[Start RECORD SET]
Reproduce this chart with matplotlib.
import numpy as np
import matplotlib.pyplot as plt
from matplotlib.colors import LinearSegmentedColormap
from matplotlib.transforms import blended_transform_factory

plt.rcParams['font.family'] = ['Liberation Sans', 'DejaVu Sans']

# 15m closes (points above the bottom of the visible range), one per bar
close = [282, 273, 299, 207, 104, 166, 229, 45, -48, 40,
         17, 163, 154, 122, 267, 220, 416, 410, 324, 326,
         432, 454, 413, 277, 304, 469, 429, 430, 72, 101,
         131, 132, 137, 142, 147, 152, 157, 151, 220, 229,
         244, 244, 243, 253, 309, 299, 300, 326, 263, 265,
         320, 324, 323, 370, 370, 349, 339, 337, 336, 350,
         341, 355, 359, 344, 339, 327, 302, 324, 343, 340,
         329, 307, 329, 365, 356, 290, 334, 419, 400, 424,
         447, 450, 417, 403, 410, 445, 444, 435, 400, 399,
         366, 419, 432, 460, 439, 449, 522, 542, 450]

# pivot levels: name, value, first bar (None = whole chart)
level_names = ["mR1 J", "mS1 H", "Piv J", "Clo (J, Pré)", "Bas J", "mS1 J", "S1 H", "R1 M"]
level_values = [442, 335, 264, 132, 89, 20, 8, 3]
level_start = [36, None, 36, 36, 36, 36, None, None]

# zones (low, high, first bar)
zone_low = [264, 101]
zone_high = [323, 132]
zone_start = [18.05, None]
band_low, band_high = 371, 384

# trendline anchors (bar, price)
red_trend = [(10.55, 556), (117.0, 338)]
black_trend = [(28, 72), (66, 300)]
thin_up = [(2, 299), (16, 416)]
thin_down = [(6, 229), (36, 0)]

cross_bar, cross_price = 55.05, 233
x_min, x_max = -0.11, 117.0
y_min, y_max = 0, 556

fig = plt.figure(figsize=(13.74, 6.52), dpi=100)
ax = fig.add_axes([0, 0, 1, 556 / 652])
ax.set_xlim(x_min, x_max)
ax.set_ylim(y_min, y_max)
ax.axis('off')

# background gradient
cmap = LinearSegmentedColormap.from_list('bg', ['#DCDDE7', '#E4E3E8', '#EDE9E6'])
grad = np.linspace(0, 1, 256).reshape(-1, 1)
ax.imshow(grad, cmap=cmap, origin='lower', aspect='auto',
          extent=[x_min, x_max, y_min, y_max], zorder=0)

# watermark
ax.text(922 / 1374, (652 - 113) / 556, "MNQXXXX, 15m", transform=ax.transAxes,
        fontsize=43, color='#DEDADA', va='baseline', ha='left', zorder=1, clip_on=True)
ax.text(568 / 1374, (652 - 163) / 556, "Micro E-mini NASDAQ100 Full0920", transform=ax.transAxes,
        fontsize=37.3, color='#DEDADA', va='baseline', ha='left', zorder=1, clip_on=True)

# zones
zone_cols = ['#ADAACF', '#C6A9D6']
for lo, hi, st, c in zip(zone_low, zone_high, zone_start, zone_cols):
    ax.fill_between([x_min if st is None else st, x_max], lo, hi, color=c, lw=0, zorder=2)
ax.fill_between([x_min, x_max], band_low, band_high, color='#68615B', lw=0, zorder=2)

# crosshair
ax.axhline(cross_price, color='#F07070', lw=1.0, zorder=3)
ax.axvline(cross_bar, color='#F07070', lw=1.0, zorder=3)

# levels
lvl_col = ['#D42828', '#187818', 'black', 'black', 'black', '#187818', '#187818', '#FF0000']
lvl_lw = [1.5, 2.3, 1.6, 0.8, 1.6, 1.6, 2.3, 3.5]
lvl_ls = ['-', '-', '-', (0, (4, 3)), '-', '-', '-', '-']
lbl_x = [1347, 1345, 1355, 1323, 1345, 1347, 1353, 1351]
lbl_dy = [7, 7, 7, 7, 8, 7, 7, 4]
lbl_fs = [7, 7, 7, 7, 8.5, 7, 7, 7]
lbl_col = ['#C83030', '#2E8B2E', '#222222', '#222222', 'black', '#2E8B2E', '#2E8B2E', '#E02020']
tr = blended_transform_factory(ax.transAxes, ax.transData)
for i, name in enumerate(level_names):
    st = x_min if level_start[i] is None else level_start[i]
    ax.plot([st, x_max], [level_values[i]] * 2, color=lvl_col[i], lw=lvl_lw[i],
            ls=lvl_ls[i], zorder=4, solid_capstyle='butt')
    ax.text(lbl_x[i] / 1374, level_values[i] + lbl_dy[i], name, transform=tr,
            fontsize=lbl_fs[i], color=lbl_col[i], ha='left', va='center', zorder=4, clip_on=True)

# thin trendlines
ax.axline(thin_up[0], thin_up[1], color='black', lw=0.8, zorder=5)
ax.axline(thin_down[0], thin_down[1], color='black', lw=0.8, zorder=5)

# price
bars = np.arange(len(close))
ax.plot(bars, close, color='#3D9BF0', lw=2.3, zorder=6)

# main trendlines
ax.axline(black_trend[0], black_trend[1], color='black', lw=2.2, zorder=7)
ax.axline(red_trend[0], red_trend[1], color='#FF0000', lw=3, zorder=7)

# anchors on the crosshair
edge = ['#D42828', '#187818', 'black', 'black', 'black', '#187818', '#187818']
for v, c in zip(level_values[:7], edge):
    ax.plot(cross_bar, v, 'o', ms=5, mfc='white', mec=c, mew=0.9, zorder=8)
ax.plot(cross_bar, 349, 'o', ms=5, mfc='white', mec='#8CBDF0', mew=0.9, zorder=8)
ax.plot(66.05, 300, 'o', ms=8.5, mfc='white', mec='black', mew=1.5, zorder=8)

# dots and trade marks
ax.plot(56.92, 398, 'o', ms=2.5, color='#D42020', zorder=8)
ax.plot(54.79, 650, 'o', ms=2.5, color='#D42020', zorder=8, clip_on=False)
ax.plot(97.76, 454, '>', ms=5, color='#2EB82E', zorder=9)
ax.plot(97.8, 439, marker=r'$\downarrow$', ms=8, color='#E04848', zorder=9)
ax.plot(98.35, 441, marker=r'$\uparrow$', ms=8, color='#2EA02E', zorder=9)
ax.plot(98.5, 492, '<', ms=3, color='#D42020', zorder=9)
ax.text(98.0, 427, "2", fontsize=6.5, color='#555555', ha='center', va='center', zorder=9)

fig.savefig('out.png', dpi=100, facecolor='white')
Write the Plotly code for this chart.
[End RECORD SET]
Reproduce the entries exactly, starting at their first line and stopping after the line with "366, 419, 432, 460, 439, 449, 522, 542, 450]".

ANSWER –
Reproduce this chart with matplotlib.
import numpy as np
import matplotlib.pyplot as plt
from matplotlib.colors import LinearSegmentedColormap
from matplotlib.transforms import blended_transform_factory

plt.rcParams['font.family'] = ['Liberation Sans', 'DejaVu Sans']

# 15m closes (points above the bottom of the visible range), one per bar
close = [282, 273, 299, 207, 104, 166, 229, 45, -48, 40,
         17, 163, 154, 122, 267, 220, 416, 410, 324, 326,
         432, 454, 413, 277, 304, 469, 429, 430, 72, 101,
         131, 132, 137, 142, 147, 152, 157, 151, 220, 229,
         244, 244, 243, 253, 309, 299, 300, 326, 263, 265,
         320, 324, 323, 370, 370, 349, 339, 337, 336, 350,
         341, 355, 359, 344, 339, 327, 302, 324, 343, 340,
         329, 307, 329, 365, 356, 290, 334, 419, 400, 424,
         447, 450, 417, 403, 410, 445, 444, 435, 400, 399,
         366, 419, 432, 460, 439, 449, 522, 542, 450]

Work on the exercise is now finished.